Probing the large-scale structure with 21cm-galaxy cross-bispectrum: Estimates from simulations and forecasts for upcoming cosmological surveys

The redshifted 21cm signal from the post-reionization epoch is highly non-Gaussian; thus, higher-order statistics, such as the bispectrum, are required to extract this non-Gaussian information. However, high-signal-to-noise ratio detection of the 21cm auto-bispectrum will be hindered by the presence of residual systematics. Cross-correlating the 21cm signal with galaxies offers a promising path to suppress this uncertainty from residual systematics and potentially increase the signal-to-noise ratio.
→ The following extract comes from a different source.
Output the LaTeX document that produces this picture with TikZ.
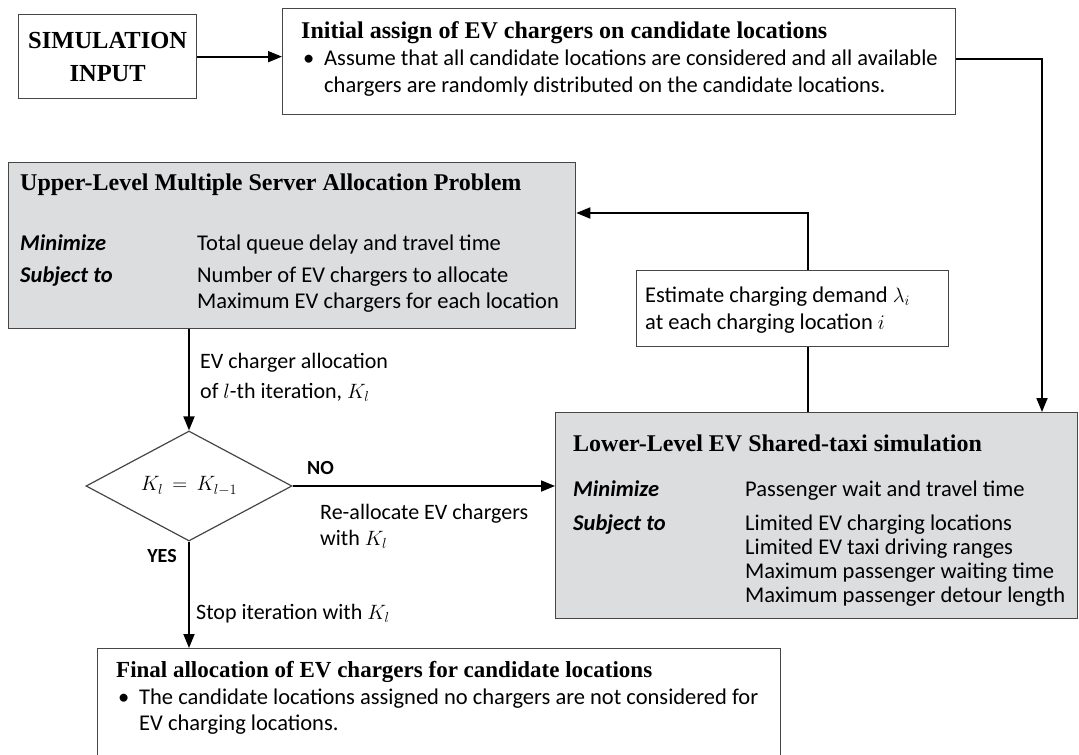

We present a comprehensive analysis of the HI-galaxy cross-bispectrum using the predictions of theoretical galaxy evolution models defined on large cosmological volumes. Our analysis includes the cross-bispectrum for different triangle sizes and shapes, as well as for different combinations of the HI and galaxy fields. We forecast the detectability of the 21cm-galaxy cross-bispectrum at redshift $z\approx1$ with Euclid-like galaxy survey and SKA-Mid observations in both interferometric and single-dish modes of survey. We find that the 21cm-galaxy cross-bispectrum shows enhanced detectability compared to the 21cm auto-bispectrum for all unique triangles in the presence of instrumental noise for observations in interferometric mode. We forecast a 10$\sigma$ detection of cross-bispectrum for squeezed-limit triangles and a 100$\sigma$ detection for all shapes combined for scales $0.2~\text{Mpc}^{-1}\leq k_1 \leq 0.9~\text{Mpc}^{-1}$ with 100 hours of SKA-Mid observations per pointing. However, the detectability of the cross-bispectrum for large scales ($k_1 < 0.1~\text{Mpc}^{-1}$), which is accessible with the single-dish mode of survey, is limited by cosmic variance. Our analysis presents a first step towards an end-to-end analysis pipeline for the future observations of the 21cm-galaxy cross-bispectrum.